HED0286
Written evidence submitted by Professor of Law at Birkbeck, University of London
Response to call for evidence from the Education Committee about Home Education
Addressing the following issues:
- The duties of local authorities with regards to home education, including safeguarding and assuring the quality of home education;
- whether a statutory register of home-educated children is required;
- whether the current regulatory framework is sufficient to ensure that the wellbeing and academic achievement of home educated children is safeguarded, including where they may attend unregistered schools, have been formally excluded from school, or have been subject to ‘off-rolling’;
- the role that inspection should play in future regulation of home education;
- The 2019 Guidance has provided much needed clarification of the duties of local authorities. While not changing the substantive law in emphasising their positive obligations it represents a significant change and a more accurate interpretation of the law that that offered in the previous guidance. More specifically the new guidance now provides the following:
- a more precise interpretation of Phillips v Brown, acknowledging that it legitimises and requires that local authorities adopt a proactive approach in circumstances where informal requests for information from parents are not forthcoming;
- a clear acknowledgment that Section 436A of the Education Act 1996 and the statutory guidance relating to a local authorities duties to identify ‘children missing education’ not only applies to home educated children but forms a key part of the statutory framework;
- a clear acknowledgment and advice about the general duties under Section 13A of the Education Act 1996, the Equality Act 2010, Section 175 of the Education Act 2002, and Article 12 of the UN Convention of the Child.
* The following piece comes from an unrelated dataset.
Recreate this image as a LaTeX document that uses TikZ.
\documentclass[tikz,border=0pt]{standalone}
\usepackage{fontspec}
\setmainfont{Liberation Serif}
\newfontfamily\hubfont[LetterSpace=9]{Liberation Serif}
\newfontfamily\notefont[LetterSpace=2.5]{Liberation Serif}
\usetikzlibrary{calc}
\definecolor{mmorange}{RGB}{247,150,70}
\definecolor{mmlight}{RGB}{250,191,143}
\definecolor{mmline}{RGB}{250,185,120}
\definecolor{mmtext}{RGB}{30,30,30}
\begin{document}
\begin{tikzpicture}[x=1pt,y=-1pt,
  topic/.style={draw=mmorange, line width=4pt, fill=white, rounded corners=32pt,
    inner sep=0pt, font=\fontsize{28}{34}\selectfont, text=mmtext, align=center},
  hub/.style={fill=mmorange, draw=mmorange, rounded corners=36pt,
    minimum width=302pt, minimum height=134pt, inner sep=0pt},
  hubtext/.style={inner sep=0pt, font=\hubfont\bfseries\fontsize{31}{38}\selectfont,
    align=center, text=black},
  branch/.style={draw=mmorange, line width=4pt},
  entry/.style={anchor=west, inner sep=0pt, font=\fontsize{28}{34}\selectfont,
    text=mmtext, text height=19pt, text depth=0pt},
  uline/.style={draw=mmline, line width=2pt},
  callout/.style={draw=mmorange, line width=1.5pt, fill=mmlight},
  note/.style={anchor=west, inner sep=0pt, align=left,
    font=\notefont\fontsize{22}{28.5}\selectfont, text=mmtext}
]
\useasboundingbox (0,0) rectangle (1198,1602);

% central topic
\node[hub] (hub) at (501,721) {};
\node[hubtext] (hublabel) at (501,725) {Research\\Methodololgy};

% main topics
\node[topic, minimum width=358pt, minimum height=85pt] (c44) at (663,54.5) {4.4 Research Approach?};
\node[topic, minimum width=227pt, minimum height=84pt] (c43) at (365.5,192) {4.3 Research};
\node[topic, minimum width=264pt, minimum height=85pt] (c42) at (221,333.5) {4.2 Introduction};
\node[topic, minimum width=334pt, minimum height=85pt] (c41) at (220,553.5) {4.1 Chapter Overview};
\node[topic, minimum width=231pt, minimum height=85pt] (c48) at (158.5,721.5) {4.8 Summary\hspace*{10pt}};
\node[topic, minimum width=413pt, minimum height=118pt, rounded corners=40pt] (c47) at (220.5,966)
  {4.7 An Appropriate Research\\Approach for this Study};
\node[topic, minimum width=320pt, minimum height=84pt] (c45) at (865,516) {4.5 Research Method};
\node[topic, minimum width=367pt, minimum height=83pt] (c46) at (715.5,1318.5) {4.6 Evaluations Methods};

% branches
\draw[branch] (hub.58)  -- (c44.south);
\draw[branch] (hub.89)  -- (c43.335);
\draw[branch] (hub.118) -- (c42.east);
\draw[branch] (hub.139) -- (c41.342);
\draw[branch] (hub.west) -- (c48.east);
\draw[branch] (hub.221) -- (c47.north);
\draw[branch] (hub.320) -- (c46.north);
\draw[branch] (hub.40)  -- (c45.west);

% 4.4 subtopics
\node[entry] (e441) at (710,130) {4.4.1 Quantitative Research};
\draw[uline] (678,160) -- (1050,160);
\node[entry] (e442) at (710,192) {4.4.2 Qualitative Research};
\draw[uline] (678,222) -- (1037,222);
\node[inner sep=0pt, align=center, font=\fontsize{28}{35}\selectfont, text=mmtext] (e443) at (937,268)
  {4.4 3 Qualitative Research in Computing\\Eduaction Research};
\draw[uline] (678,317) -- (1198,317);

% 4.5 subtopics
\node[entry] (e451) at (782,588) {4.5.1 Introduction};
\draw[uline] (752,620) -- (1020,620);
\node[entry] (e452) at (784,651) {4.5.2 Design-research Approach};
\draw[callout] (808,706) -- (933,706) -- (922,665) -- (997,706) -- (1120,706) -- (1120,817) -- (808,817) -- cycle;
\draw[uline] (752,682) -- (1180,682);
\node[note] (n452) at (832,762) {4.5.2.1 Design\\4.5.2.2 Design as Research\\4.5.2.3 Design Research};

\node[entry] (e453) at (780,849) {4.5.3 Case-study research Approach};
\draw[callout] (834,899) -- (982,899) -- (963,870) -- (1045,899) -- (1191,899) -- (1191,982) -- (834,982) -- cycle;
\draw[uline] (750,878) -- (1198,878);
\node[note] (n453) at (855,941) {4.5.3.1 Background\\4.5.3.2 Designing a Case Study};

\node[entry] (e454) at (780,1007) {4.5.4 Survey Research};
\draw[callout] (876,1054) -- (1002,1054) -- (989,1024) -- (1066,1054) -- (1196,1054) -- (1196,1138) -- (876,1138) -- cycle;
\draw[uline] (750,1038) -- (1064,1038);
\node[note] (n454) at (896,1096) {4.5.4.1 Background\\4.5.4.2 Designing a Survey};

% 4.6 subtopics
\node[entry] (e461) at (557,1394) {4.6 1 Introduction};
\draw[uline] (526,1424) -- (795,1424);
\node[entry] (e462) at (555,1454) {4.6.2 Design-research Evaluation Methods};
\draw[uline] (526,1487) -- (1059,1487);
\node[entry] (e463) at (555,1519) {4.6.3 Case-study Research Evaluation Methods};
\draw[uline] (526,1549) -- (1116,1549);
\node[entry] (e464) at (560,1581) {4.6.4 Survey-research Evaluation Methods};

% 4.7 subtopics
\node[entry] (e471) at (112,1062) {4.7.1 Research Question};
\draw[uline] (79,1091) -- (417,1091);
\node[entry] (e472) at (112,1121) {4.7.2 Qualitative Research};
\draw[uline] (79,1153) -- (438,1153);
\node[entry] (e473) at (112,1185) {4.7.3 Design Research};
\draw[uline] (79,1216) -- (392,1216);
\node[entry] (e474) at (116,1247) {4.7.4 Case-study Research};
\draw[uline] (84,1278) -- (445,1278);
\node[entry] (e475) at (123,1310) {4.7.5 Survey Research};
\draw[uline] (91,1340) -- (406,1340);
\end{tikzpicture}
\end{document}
- However in order to safeguard the education of children - especially vulnerable children where EHE is less clearly a genuine choice of the parents - further reforms which would be welcome and requiring legislation include:
- A Statutory Register. This has long been debated and there are principled and pragmatic reasons that make the case for a register compelling. It would make absolutely clear that responsibility for ensuring that all children receive sufficient education is a responsibility that requires local authorities and parents to work together. The currently legitimate response from parents that they ‘do not need to tell local authorities’ is difficult to reconcile with the statutory duties on local authorities to ensure that all children are receiving a sufficient education. Now the 2019 Guidance acknowledges that the CME provisions relate to home education the case for a register is all the more compelling. It is not acceptable that local authorities do not know how many EHE children exist in their area. Requiring parents to indicate how they intend to ensure a child is receiving sufficient education does not in any way restrict their options. Local registers are already acknowledged as ‘good practice’. A register might also provide a space for the reasons why parents have made the choice; this would assist in developing local and national plans and inform policies about schooling as much as EHE. Information about children is held in other places - this is a familiar argument against a statutory register. If this argument is to stand - and for the reasons above it is questionable - then much more precision about how precisely and what sources should be utilised for this task need to be provided to local authorities in future guidance (and GDPR issues addressed).
- Unregistered schools. Clarification about responsibility is required here. OFSTED determines whether or not an unregistered out of school setting is an ‘illegal’ school. While local authorities have responsibility for ensuring that where EHE includes attendance at out of school settings the education is sufficient. Many of these cases are politically sensitive and complex and there is a risk that local authorities and OFSTED can, unintentionally and in many easy understandably, ‘pass the buck’. Wherever the threshold for a legitimate ‘out of school’ setting is set, EHE provides a loophole where avoidance of registration is favoured. Critical to this issue is the definition of ‘suitable’ - see below.
- Off rolling. Despite repeated expressions of concern and helpful references to the issue in the 2019 Guidance it remains a significant problem. The argument for statutory reform here is consequently compelling. Research by OFSTED into this issue has reinforced the perception that what is described as a ‘cooling off’ period is required when a child is removed from a school’s roll in order to enable a local authority to meet with parents to ensure that the decision to EHE is a genuine choice. Placing an onus on schools to pause before removing a child’s name from the roll, a duty to inform local authorities and to provide a set number of days before removal would be a relatively simple measure to introduce.
- Listening and seeing EHE children. There remains in law a lack of clarity about whether or not a local authority can have direct contact with a EHE child. The 2019 Guidance makes clear what a local authority can do if not satisfied that a child is receiving a sufficient education or indeed it does not have the information it needs to make that decision. But the School Attendance procedures are a blunt tool in practice and some local authorities are more litigation averse than others. Introducing an explicit right for local authority professionals to meet with a EHE child would, in some cases, avoid the need for the SAO process to be commenced, speed up safeguarding referrals and avoid unnecessary ones. It reinforces the obligations under the UN CRC.
- The meaning of ‘sufficient education’ is inherently complex; it goes to the heart of complex political and philosophical debates about the purpose of education. Enabling local authority professionals to exercise their own judgments respects their professionalism and allows for a child centred approach. But against this a clearer threshold at the lower end would assist local authorities. Placing requirements of literacy and numeracy on a statutory basis creates a positive requirement while keeping the threshold low enough to enable parents to practice a wide variety of pedagogic practices. There is no recent case law on this issue and the much cited Talmud Torah case in many ways is out of step with the more integrationist approach evident in requirements about British values. The Guidance advises that local authorities should consider litigation here to ‘test the boundaries’ of current case law (para 6.22). There is an anomaly here between the very clear statutory approach adopted with regard to the content of school curricula (local authority maintained, academies and independent) and the approach here which leaves these questions, in the final analysis, to the judiciary. This is not satisfactory and coupled with notable local authority reluctance to bring cases to court leaves a key issue unanswered which leaves local authority professionals on the ground uncertain about strategies to adopt.